Although Dr Watsantachad has not personally encountered discrimination on the basis of her gender in carrying out work, she recognizes that female conservators still face challenges as a result of traditions, beliefs or ways of living.

“For example, Buddhist-Brahmin communities do not agree with women climbing on ancient monuments, entering the inside of pagodas or touching a Buddha image’s head. In some places, this is taboo,” she says. “But unlike many, I do not see this as an issue of sexual discrimination.”

Such beliefs were born over time, she says, and developed out of a belief that these proscriptions would keep women from “disgraceful situations” and maintain order in certain cultural contexts.

“Part of being a monument conservator is helping to sustain belief systems or spirit of place, which is one of the attributes used to determine a heritage site’s authenticity,” she says. “Therefore, it is a part of the job to acknowledge the existence of local practices.”

Showing such respect for local practices and tradition bearers can greatly ease any reservations community members may have about women in conservation, Dr Watsantachad says.

Growing up in Thailand, for example, has given her a “common sense” approach to culturally appropriate conservation work at religious sites. “For example, when conserving Buddhist temples, I always make merit to monks and pay homage to the Buddha images and local sacred icons before starting work, putting my different beliefs aside,” she says.

Such expressions of respect help increase public awareness of the site’s significance, says Dr Watsantachad. “Local people understand more that conservation is needed to protect their temples, and they are likely to grant access to conservators and workers to work on religious sites, regardless of their gender.”


Along with the field opening up to more women, Dr Watsantachad has seen significant changes in cultural heritage conservation in Thailand and says awareness of the importance of this work is growing in the country.

“I’m not saying that in the past it was bad,” she says. “I have learned from years of working with different local authorities and workers that everybody has good intentions, and has attempted to achieve the best practices in conservation while facing limitations in knowledge, resources, technologies and funding.”

One challenge many in the conservation field face is choosing which approach to take when. “A method of conservation may be suitable and acceptable in a certain circumstance, at a certain time. But when more knowledge and tools are available for us to learn other strategies, we should not blame what has been done, but should accept that we won’t do it again.”

Modern developments including partnerships with the private sector and individuals in heritage conservation, a more systematic use of research data and advances in communication and knowledge systems have all improved conservation efforts in Thailand. The latter, she says, facilitates record keeping to document processes used and results to ensure consistency and build on lessons learned, as well as to ensure public access and greater transparency.
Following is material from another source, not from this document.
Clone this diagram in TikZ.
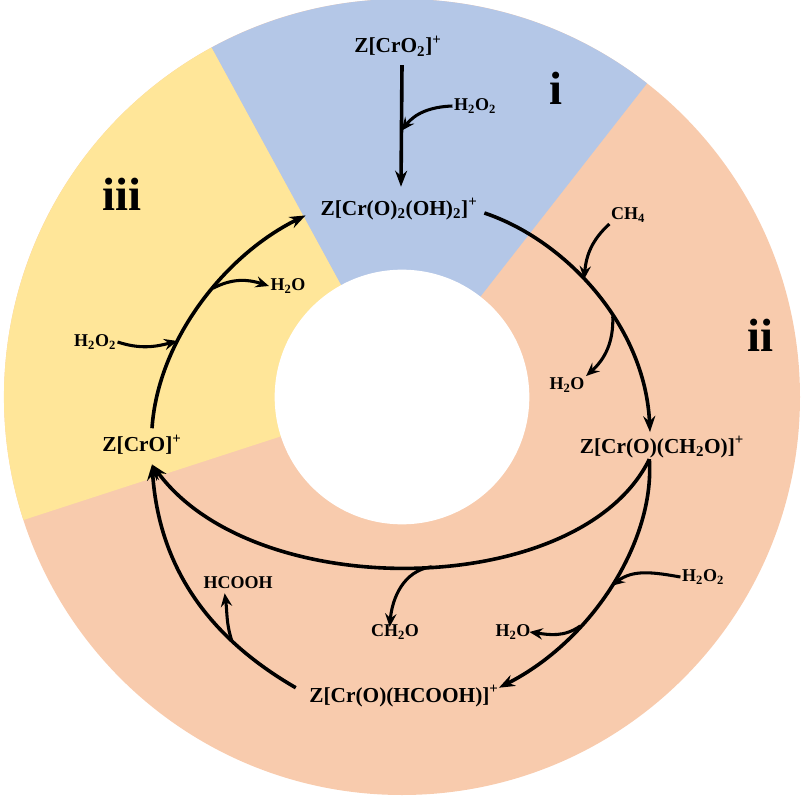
\documentclass[tikz,border=0pt]{standalone}
\usepackage{fontspec}
\setmainfont{Liberation Serif}
\usepackage{tikz}
\usetikzlibrary{arrows.meta, positioning, calc}
\definecolor{PhaseBlue}{HTML}{B4C7E7}
\definecolor{PhaseYellow}{HTML}{FFE699}
\definecolor{PhasePeach}{HTML}{F8CBAD}
\newcommand{\sub}[1]{\textsubscript{#1}}
\newcommand{\chg}{\textsuperscript{+}}

\begin{document}
\begin{tikzpicture}[x=0.75pt, y=-0.75pt,
		spc/.style={font=\bfseries\fontsize{16}{18}\selectfont, inner sep=1pt},
		mol/.style={font=\bfseries\fontsize{13.5}{15}\selectfont, inner sep=1pt},
		phase/.style={font=\bfseries\fontsize{35}{38}\selectfont, inner sep=0pt},
		arr/.style={-{Stealth[length=12pt, width=9pt, inset=4pt]}, line width=2.7pt},
		sidearr/.style={-{Stealth[length=10pt, width=8.5pt, inset=3.5pt]}, line width=2.3pt}]
	\useasboundingbox (0,0) rectangle (808,803);
	% ring
	\coordinate (ringc) at (402,397);
	\fill[PhasePeach] (ringc) circle[radius=298.5pt];
	\fill[PhaseBlue] (ringc) -- ++(118.6:298.5pt) arc[start angle=118.6, end angle=52, radius=298.5pt] -- cycle;
	\fill[PhaseYellow] (ringc) -- ++(118.6:298.5pt) arc[start angle=118.6, end angle=198, radius=298.5pt] -- cycle;
	\fill[white] (ringc) circle[radius=95.5pt];
	\node[phase] (pi) at (556,88) {i};
	\node[phase] (pii) at (760,335) {ii};
	\node[phase] (piii) at (122,194) {iii};
	% species
	\node[spc] (crotwo) at (398,46) {Z[CrO\sub{2}]\chg};
	\node[spc] (dioh) at (399,209) {Z[Cr(O)\sub{2}(OH)\sub{2}]\chg};
	\node[spc] (cho) at (662,447) {Z[Cr(O)(CH\sub{2}O)]\chg};
	\node[spc] (formic) at (404,696) {Z[Cr(O)(HCOOH)]\chg};
	\node[spc] (cro) at (142,445) {Z[CrO]\chg};
	% reagents
	\node[mol] (peroxa) at (475,106) {H\sub{2}O\sub{2}};
	\node[mol] (methane) at (628,215) {CH\sub{4}};
	\node[mol] (watera) at (567,385) {H\sub{2}O};
	\node[mol] (peroxb) at (703,577) {H\sub{2}O\sub{2}};
	\node[mol] (waterb) at (513,632) {H\sub{2}O};
	\node[mol] (formald) at (395,632) {CH\sub{2}O};
	\node[mol] (hcooh) at (238,583) {HCOOH};
	\node[mol] (peroxc) at (95,342) {H\sub{2}O\sub{2}};
	\node[mol] (waterc) at (288,286) {H\sub{2}O};
	% cycle
	\draw[arr] ([xshift=3pt, yshift=-5.5pt]crotwo.south) -- coordinate[pos=0.54] (ja) ([xshift=1.5pt, yshift=7.5pt]dioh.north);
	\draw[arr] ([xshift=4pt, yshift=-3pt]dioh.east) .. controls (565,240) and (645,325) .. coordinate[pos=0.44] (jb) coordinate[pos=0.6] (jc) ([xshift=-9pt, yshift=2pt]cho.north);
	\draw[arr] ([xshift=-9.5pt]cho.south) .. controls (655,540) and (593,640) .. coordinate[pos=0.5] (jd) coordinate[pos=0.67] (je) ([xshift=-1pt, yshift=-3pt]formic.north east);
	\draw[arr] ([xshift=-9.5pt]cho.south) .. controls (580,600) and (255,605) .. coordinate[pos=0.47] (jf) ([xshift=7.5pt, yshift=-6pt]cro.south);
	\draw[arr] ([xshift=-9pt, yshift=-3pt]formic.north west) .. controls (222,645) and (160,580) .. coordinate[pos=0.31] (jg) ([xshift=7.5pt, yshift=-6pt]cro.south);
	\draw[arr] ([xshift=7.5pt, yshift=4pt]cro.north) .. controls (158,340) and (225,255) .. coordinate[pos=0.34] (jh) coordinate[pos=0.57] (ji) ([xshift=-10pt, yshift=-14pt]dioh.north west);
	% side arrows
	\draw[sidearr] (peroxa.west) to[out=182, in=52] (ja);
	\draw[sidearr] (methane.south west) to[out=222, in=85] (jb);
	\draw[sidearr] (jc) to[out=-88, in=42] (watera.north east);
	\draw[sidearr] (peroxb.west) to[out=170, in=38] (jd);
	\draw[sidearr] (je) to[out=215, in=-8] ([xshift=-2pt]waterb.east);
	\draw[sidearr] (jf) to[out=188, in=85] ([xshift=-4pt, yshift=-3pt]formald.north);
	\draw[sidearr] (jg) to[out=108, in=-82] ([xshift=-10pt, yshift=-2pt]hcooh.south);
	\draw[sidearr] (peroxc.east) to[out=-18, in=195] (jh);
	\draw[sidearr] (ji) to[out=28, in=162] (waterc.west);
\end{tikzpicture}
\end{document}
“Thai professionals can use such provisions to improve the standard of site condition assessments, and have sufficient research to back up decisions on conservation methods, two areas in which we are now lacking but which are very vital to efficient time and funding management,” she says.

Dr Watsantachad is excited about these developments, both as a heritage worker and, a professor training the next generation of those in the field, and as someone “who appreciates the value of cultural heritage and the wisdom of forebears.” 

“It is a dream comes true to see people, regardless of their age, gender or education background care and want to find ways to save our heritage sites,” she says. “Participation in heritage conservation should not be discouraged by laws, administrative restrictions or biases toward genders, races or classes. It is important to create an inclusive sense of ownership around heritage to make protection sustainable.”